Köktürk: Auch das ist menschenverachtend. Die Situation ist jetzt schon schwierig, vor allem, weil Sozialwohnungen fehlen. Ich habe lange eine Notunterkunft geleitet. Dort sind sogar Menschen im hohen Alter gelandet. Eine Containerunterkunft mit Gemeinschaftstoiletten – Sie können sich vorstellen, wie sich der gesundheitlich Zustand dieser Leute Tag für Tag verschlechtert hat. Aber das Sozialamt hat gesagt: Wir haben keine Wohnung, in die wir sie reinvermitteln können. Entsprechend gibt es auch für Menschen im Bürgergeld nicht genügend passende Wohnungen und sie müssen Mieten zahlen, die das Jobcenter dann nicht übernimmt.

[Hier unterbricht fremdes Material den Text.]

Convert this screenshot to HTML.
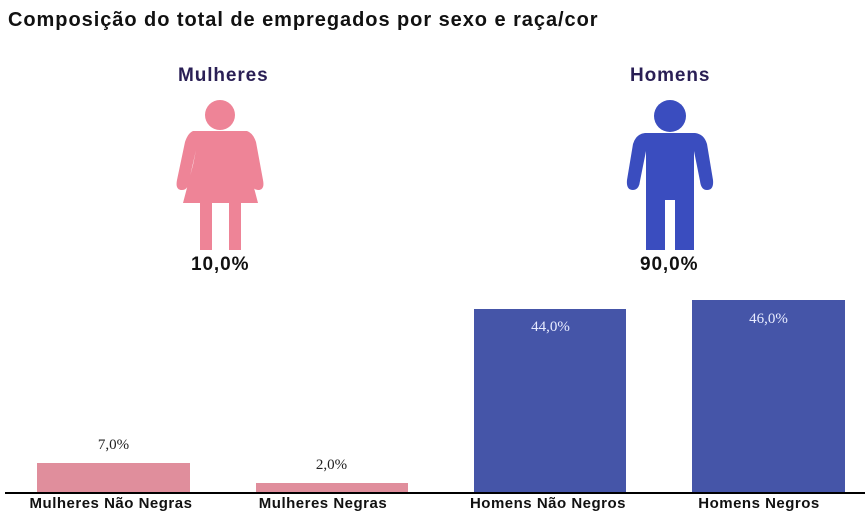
<!DOCTYPE html>
<html><head><meta charset="utf-8"><style>
body{margin:0;width:865px;height:520px;background:#fff;position:relative;font-family:"Liberation Sans",Arial,sans-serif;overflow:hidden}
.t{position:absolute;white-space:nowrap}
.bar{position:absolute}
.v{position:absolute;font-family:"Liberation Serif",serif;font-size:15px;text-align:center;width:153px}
.x{position:absolute;top:495px;width:200px;text-align:center;font-weight:bold;font-size:15px;letter-spacing:0.5px;color:#111}
</style></head><body>
<div class="t" style="left:8px;top:9px;font-size:20px;letter-spacing:0.95px;font-weight:bold;color:#111">Composição do total de empregados por sexo e raça/cor</div>
<div class="t" style="left:178px;top:65px;font-size:19px;letter-spacing:0.9px;font-weight:bold;color:#2a1f55">Mulheres</div>
<div class="t" style="left:630px;top:65px;font-size:19px;letter-spacing:0.9px;font-weight:bold;color:#2a1f55">Homens</div>
<svg style="position:absolute;left:0;top:0" width="865" height="520">
<g fill="#ee8497">
<circle cx="220" cy="115" r="15"/>
<path d="M193 131 L247 131 Q253 133 256 142 L263 180 Q265 190 258 190 Q252 190 251 181 L244 150 L248 165 L258 203 L241 203 L241 250 L229 250 L229 203 L212 203 L212 250 L200 250 L200 203 L183 203 L193 165 L196 150 L189 181 Q188 190 182 190 Q175 190 177 180 L185 142 Q188 133 193 131 Z"/>
</g>
<g fill="#3a4dbf">
<circle cx="670" cy="116" r="16"/>
<path d="M645 133 L695 133 Q704 134 707 144 L713 180 Q714 190 707 190 Q701 190 700 181 L694 151 L694 250 L675 250 L675 200 L665 200 L665 250 L646 250 L646 151 L640 181 Q639 190 633 190 Q626 190 627 180 L633 144 Q636 134 645 133 Z"/>
</g>
</svg>
<div class="t" style="left:191px;top:254px;font-size:19px;letter-spacing:0.9px;font-weight:bold;color:#111">10,0%</div>
<div class="t" style="left:640px;top:254px;font-size:19px;letter-spacing:0.9px;font-weight:bold;color:#111">90,0%</div>
<div class="bar" style="left:37px;top:463px;width:153px;height:30px;background:#e08e9c"></div>
<div class="bar" style="left:256px;top:483px;width:152px;height:10px;background:#e08e9c"></div>
<div class="bar" style="left:474px;top:309px;width:152px;height:184px;background:#4555a8"></div>
<div class="bar" style="left:692px;top:300px;width:153px;height:193px;background:#4555a8"></div>
<div class="v" style="left:37px;top:437px;color:#222">7,0%</div>
<div class="v" style="left:255px;top:457px;color:#222">2,0%</div>
<div class="v" style="left:474px;top:319px;color:#e8ecff">44,0%</div>
<div class="v" style="left:692px;top:311px;color:#e8ecff">46,0%</div>
<div style="position:absolute;left:5px;top:492px;width:860px;height:2px;background:#000"></div>
<div class="x" style="left:11px">Mulheres Não Negras</div>
<div class="x" style="left:223px">Mulheres Negras</div>
<div class="x" style="left:448px">Homens Não Negros</div>
<div class="x" style="left:659px">Homens Negros</div>
</body></html>
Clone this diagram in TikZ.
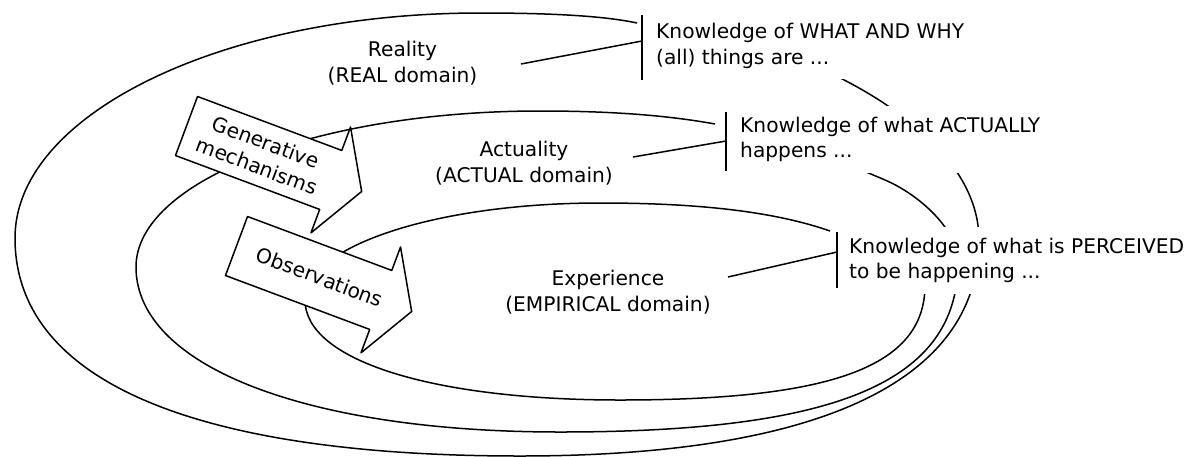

taz: Schwarz-Rot will zudem das Schonvermögen absenken, das Menschen trotz Bürgergeld behalten dürfen. Wie wird sich das in der Praxis auswirken?

Köktürk: Das ist aus meiner Sicht kein Thema in dem Kontext. Die meisten Menschen, um die es hier geht, können sowieso nichts beiseite legen.

taz: Gibt es denn auch irgendetwas im Gesetzesentwurf, das Sie richtig finden?

Köktürk: Nein. Ich sehe in dem Entwurf nicht, wie Armut bekämpft wird. Ich sehe nicht, dass der Regelsatz für ein menschenwürdiges Leben reicht. Ich sehe keine Lösung dafür, Menschen aus dem Bürgergeld zu holen. Es ist lediglich ein Angriff auf die Menschenwürde.

taz: Der Zugang zu geförderter Beschäftigung soll einfacher werden und in den Jobcentern soll Gesundheitsberatung eine größere Rolle spielen. Ist das denn nichts?

Köktürk: Auf dem Papier ist das toll, aber in der Realität sieht es anders aus, denn auch dafür bräuchte es Geld und Personal. Die Investitionen kann ich bisher nicht sehen.

taz: Was ist Ihr Eindruck, wie die Debatte bei denjenigen ankommt, die es direkt betrifft?

Köktürk: Ich bin noch in Kontakt mit vielen Familien, die ich früher betreut habe. Sie machen sich alle sehr große Sorgen vor der Zukunft. Auch in E-Mails an mein Büro wird das deutlich. Wenn ständig verächtlich über Menschen gesprochen wird, die täglich ums Überleben kämpfen, dann braucht man sich nicht wundern, wenn sie wirklich zerbrechen. In der Notunterkunft, die ich geleitet habe, gab es mehrere Suizide. Ich erinnere mich noch genau an den Moment, in dem ich vom ersten Suizid erfahren habe. Da habe ich verstanden, was es heißt, wenn Menschen nur nach ihrem Nutzen kategorisiert werden – ohne ihre Geschichte zu sehen und ohne Raum für Emotionen. Ich empfehle der Bundesregierung ein Praktikum in der Sozialen Arbeit. Wer echte Sicherheit und Veränderung will, muss mit den Betroffenen reden und nicht über sie.